In manchen Fällen ist der Unterschiedsbetrag aus der Einmalzahlung aber nicht voll steuerpflichtig, sondern nur zur Hälfte. Voraussetzung ist, dass der Vertrag länger als 12 Jahre lief und die Ablaufleistung nach Erreichen des 60. bzw. bei Verträgen ab 2012 nach Erreichen des 62. Lebensjahres ausbezahlt wird. Die Erträge unterliegen in diesen Fällen nicht der Abgeltungsteuer, sondern der tariflichen Einkommensteuer, was für Laien erstmal recht sonderbar klingt. Für Policen, die ab dem 1. April 2009 abgeschlossen wurden, gelten zwei zusätzliche Bedingungen: Erstens, der Todesfallschutz muss mindestens 50 Prozent der eingezahlten Beitragssumme zum Vertragsende betragen. Zweitens, im Todesfall muss die vereinbarte Versicherungsleistung nach fünf Jahren mindestens zehn Prozent über dem Deckungskapital oder dem Zeitwert der Police liegen.
Sind die Voraussetzungen nicht erfüllt, bleibt es bei der vollen Besteuerung der Erträge mit der Abgeltungsteuer. Im anderen Fall muss sich der Steuerzahler selbst darum kümmern, dass das Finanzamt nachträglich den hälftigen Unterschiedsbetrag als Ertrag mit dem individuellen Steuersatz besteuert und dass er die zu viel gezahlten Steuern zurückbekommt. Dies geschieht durch einen entsprechenden Antrag mit Abgabe der Einkommensteuererklärung. Der Bescheinigung der Lebensversicherung kann entnommen werden, ob die hälftige Besteuerung zugelassen ist.
Steuertipp: Sparerfreibetrag nutzen
Über die Steuererklärung kann ebenfalls beantragt werden, dass der gesamte Sparerpauschbetrag auf den Kapitalertrag der Auszahlung angerechnet wird. Bei Singles sind das 801 Euro und 1.602 Euro bei zusammen veranlagten Ehegatten. So wird die Einkommensteuer nur für den Betrag über dem Freibetrag fällig. Dieser Antrag lohnt sich nur, wenn der persönliche Einkommensteuersatz über den 25 Prozent der Abgeltungssteuer liegt. Die weiteren Kapitaleinkünfte werden in Folge ab dem ersten Euro mit der Abgeltungsteuer belegt.

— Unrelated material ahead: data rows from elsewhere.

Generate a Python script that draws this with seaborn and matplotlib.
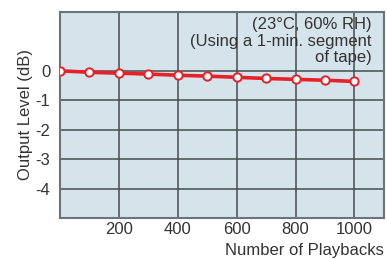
import matplotlib
matplotlib.use("Agg")
import matplotlib.pyplot as plt
import seaborn as sns
import pandas as pd

playbacks = [0, 100, 200, 300, 400, 500, 600, 700, 800, 900, 1000]
output_db = [0.0, -0.05, -0.08, -0.11, -0.15, -0.18, -0.22, -0.26, -0.29, -0.32, -0.36]
x_ticks = [200, 400, 600, 800, 1000]
y_ticks = [0, -1, -2, -3, -4]
note = "(23°C, 60% RH)\n(Using a 1-min. segment\nof tape)"

sns.set_theme(style="white")
plt.rcParams['font.family'] = ['Liberation Sans', 'DejaVu Sans']

df = pd.DataFrame({"Number of Playbacks": playbacks, "Output Level (dB)": output_db})

fig = plt.figure(figsize=(3.87, 2.59), dpi=100)
ax = fig.add_axes([0.155, 0.158, 0.837, 0.796])
ax.set_facecolor("#d5e3ea")

sns.lineplot(data=df, x="Number of Playbacks", y="Output Level (dB)", ax=ax,
             color="#e8202a", linewidth=2.6, marker="o", markersize=6,
             markerfacecolor="white", markeredgecolor="#e8202a", markeredgewidth=1.4,
             zorder=5)

ax.set_xlim(0, 1100)
ax.set_ylim(-5, 2)
ax.set_xticks(x_ticks)
ax.set_yticks(y_ticks)
ax.set_xticklabels([str(t) for t in x_ticks])
ax.set_yticklabels([str(t) for t in y_ticks])
ax.grid(True, color="#454c50", linewidth=1.1)
ax.set_axisbelow(True)
for s in ax.spines.values():
    s.set_color("#6b7478")
    s.set_linewidth(1.5)
ax.tick_params(length=0, labelsize=12, colors="#333333")
ax.tick_params(axis="x", pad=3)
ax.tick_params(axis="y", pad=7)
ax.set_xlabel("Number of Playbacks", fontsize=12, color="#333333", loc="right", labelpad=4)
ax.set_ylabel("Output Level (dB)", fontsize=12, color="#333333", labelpad=2)

ax.text(0.962, 0.975, note, transform=ax.transAxes, ha="right", va="top",
        fontsize=12, color="#333333", linespacing=1.13, zorder=6)

fig.savefig("out.png", dpi=100)
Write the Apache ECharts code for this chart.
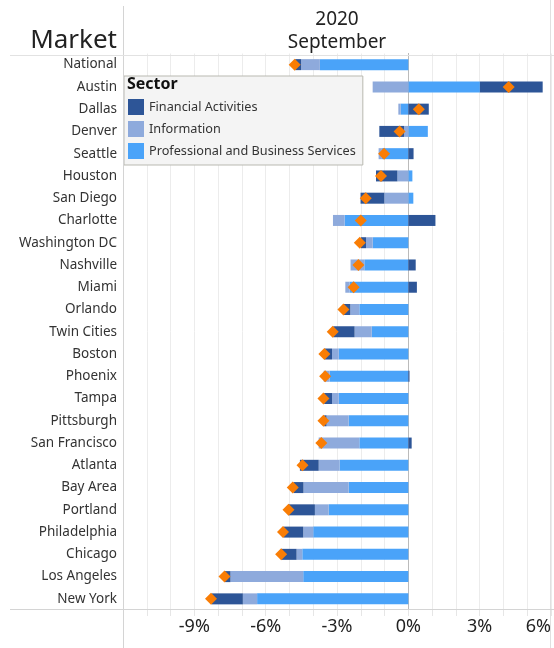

Monatliche Rentenzahlungen aus der Ablaufleistung
Wird die Auszahlung der Kapitallebensversicherung in Form einer monatlichen Rente gewählt, spielt das Datum keine Rolle mehr. Es läuft immer gleich ab. Der Versicherungsnehmer hat den Ertragsanteil, also einen geringeren Anteil der Rente, mit dem persönlichen Einkommensteuersatz zu versteuern. Die Höhe des Ertragsanteils muss nicht fallbezogen berechnet werden, sondern ist im Einkommensteuergesetz festgelegt. Sie hängt vom Alter des Versicherungsnehmers und vom Beginn der Rentenzahlung ab. Das Versicherungsunternehmen berechnet den Ertragsanteil zwar, es erfolgt aber keine automatische Versteuerung.